DATASET EXTRACT.
— Begin —

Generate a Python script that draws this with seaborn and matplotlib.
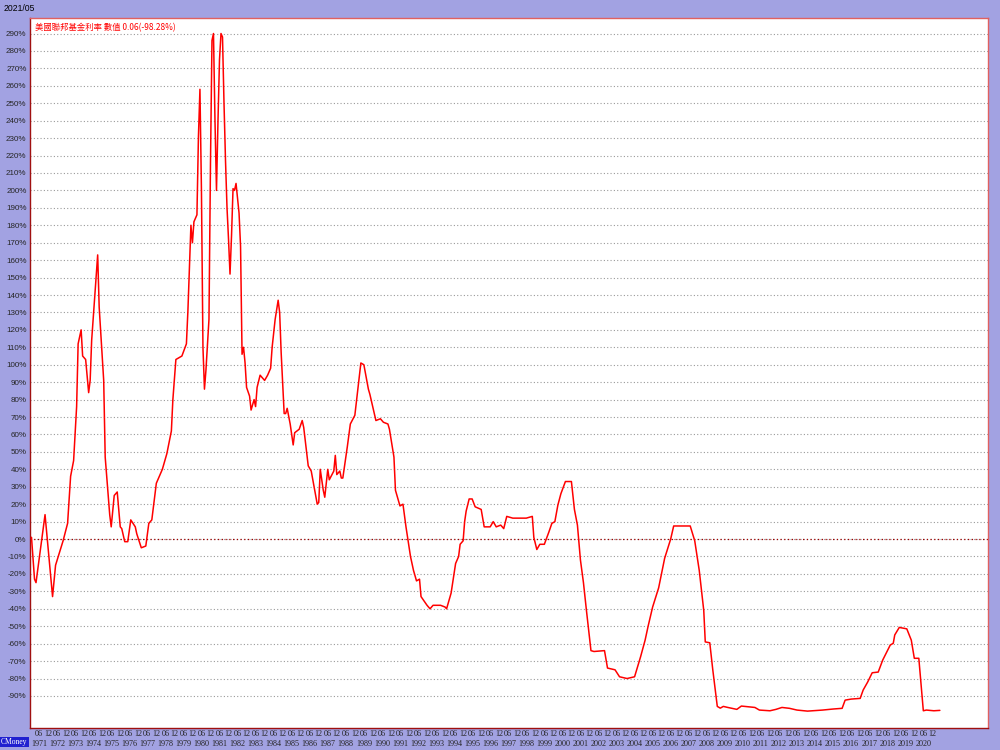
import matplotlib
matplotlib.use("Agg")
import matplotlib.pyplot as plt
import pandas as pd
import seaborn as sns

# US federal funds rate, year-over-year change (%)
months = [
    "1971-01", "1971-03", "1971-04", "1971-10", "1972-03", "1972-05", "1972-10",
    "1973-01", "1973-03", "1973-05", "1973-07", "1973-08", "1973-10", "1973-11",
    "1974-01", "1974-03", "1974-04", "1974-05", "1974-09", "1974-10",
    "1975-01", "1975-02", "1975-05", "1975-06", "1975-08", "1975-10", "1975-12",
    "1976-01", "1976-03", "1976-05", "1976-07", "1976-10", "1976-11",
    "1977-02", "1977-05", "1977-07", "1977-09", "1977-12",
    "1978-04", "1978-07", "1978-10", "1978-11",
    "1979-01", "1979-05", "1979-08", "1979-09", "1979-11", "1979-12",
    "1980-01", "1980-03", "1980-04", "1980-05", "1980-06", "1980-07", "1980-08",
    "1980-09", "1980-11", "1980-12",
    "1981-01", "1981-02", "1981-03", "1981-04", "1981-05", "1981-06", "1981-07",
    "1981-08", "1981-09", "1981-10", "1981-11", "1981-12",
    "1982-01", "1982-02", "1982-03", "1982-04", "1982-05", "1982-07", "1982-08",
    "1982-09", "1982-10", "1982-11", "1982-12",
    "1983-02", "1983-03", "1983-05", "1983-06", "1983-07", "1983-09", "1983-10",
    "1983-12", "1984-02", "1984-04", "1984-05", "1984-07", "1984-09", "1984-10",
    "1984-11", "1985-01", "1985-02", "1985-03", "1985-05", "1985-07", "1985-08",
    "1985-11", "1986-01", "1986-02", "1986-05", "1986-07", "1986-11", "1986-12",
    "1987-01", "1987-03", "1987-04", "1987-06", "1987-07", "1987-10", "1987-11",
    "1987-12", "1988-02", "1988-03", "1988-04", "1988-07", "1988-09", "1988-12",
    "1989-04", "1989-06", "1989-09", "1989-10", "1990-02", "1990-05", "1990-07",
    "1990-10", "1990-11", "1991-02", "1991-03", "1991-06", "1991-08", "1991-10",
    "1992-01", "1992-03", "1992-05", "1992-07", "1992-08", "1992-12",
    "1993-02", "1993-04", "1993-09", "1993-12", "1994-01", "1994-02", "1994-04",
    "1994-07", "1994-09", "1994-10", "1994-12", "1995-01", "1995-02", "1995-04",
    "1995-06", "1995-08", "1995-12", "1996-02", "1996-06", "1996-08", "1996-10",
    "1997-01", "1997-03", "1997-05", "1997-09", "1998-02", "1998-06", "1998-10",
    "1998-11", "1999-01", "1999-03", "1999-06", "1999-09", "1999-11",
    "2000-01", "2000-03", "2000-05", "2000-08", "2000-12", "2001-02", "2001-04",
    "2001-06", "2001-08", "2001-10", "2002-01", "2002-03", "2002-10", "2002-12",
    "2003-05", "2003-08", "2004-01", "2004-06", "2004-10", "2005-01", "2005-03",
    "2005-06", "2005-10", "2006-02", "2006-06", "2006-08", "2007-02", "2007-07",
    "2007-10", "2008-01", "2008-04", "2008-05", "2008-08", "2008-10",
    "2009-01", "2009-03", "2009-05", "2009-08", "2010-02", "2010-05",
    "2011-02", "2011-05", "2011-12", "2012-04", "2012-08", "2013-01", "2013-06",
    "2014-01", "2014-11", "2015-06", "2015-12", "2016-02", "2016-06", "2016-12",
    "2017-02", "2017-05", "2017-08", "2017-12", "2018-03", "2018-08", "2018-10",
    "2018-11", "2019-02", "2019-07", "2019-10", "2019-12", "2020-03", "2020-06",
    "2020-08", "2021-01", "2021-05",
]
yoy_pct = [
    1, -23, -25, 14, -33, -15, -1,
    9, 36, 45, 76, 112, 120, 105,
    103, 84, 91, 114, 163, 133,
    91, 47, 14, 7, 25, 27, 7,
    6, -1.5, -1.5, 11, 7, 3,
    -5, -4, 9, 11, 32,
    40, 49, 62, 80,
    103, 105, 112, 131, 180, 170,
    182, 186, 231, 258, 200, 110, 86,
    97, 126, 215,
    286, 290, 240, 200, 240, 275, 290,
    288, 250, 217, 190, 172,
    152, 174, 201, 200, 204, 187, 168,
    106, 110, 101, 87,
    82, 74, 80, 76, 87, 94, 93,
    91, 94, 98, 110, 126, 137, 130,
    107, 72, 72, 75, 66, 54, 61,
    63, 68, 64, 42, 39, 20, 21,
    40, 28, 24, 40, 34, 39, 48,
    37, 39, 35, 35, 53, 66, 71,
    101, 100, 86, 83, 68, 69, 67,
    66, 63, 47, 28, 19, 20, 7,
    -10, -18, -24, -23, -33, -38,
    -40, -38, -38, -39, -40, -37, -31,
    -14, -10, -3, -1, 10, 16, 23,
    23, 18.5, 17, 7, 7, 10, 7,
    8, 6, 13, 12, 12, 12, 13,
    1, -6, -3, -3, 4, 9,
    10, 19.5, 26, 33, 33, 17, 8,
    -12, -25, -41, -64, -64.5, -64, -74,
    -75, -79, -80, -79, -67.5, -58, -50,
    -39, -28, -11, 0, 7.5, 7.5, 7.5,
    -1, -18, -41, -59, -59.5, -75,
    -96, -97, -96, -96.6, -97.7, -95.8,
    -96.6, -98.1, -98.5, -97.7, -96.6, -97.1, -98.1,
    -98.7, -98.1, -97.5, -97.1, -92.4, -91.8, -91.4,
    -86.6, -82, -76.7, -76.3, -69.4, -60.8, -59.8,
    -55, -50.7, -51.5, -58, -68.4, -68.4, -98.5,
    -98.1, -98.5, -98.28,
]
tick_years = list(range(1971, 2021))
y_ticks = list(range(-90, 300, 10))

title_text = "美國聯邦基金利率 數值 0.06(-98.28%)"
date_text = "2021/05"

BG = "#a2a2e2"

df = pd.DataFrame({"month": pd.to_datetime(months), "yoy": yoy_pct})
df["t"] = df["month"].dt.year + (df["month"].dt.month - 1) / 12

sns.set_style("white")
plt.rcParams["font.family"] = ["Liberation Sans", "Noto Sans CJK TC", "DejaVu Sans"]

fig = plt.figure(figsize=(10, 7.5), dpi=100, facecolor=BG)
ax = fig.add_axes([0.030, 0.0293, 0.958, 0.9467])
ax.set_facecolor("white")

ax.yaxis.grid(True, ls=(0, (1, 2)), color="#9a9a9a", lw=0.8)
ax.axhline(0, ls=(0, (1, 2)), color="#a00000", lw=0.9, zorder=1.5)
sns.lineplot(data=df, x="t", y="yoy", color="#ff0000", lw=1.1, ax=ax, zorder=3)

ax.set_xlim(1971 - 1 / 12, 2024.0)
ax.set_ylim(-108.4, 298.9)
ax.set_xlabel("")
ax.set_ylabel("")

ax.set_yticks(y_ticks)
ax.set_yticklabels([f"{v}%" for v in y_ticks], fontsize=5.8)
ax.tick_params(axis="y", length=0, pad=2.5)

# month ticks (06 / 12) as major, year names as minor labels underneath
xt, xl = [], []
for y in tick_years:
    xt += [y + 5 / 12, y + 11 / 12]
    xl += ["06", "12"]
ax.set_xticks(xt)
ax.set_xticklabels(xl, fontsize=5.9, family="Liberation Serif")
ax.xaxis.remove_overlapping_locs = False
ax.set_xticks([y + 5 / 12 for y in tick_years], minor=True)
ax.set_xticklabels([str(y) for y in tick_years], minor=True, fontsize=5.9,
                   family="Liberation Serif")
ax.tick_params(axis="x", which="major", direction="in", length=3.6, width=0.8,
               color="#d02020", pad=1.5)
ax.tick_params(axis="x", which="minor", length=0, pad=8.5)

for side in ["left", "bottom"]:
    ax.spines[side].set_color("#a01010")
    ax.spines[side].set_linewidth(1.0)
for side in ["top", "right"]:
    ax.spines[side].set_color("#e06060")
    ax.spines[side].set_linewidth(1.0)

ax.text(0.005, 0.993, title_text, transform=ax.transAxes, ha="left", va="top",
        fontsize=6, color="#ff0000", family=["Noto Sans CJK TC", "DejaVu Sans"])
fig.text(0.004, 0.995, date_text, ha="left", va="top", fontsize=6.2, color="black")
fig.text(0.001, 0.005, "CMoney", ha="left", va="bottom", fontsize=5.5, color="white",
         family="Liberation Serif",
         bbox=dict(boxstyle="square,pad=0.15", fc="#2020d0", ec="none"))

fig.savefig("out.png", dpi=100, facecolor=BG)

— End —

Out of the material above, gather each line where "matplotlib" appears.

OUTPUT.
Generate a Python script that draws this with seaborn and matplotlib.
import matplotlib
matplotlib.use("Agg")
import matplotlib.pyplot as plt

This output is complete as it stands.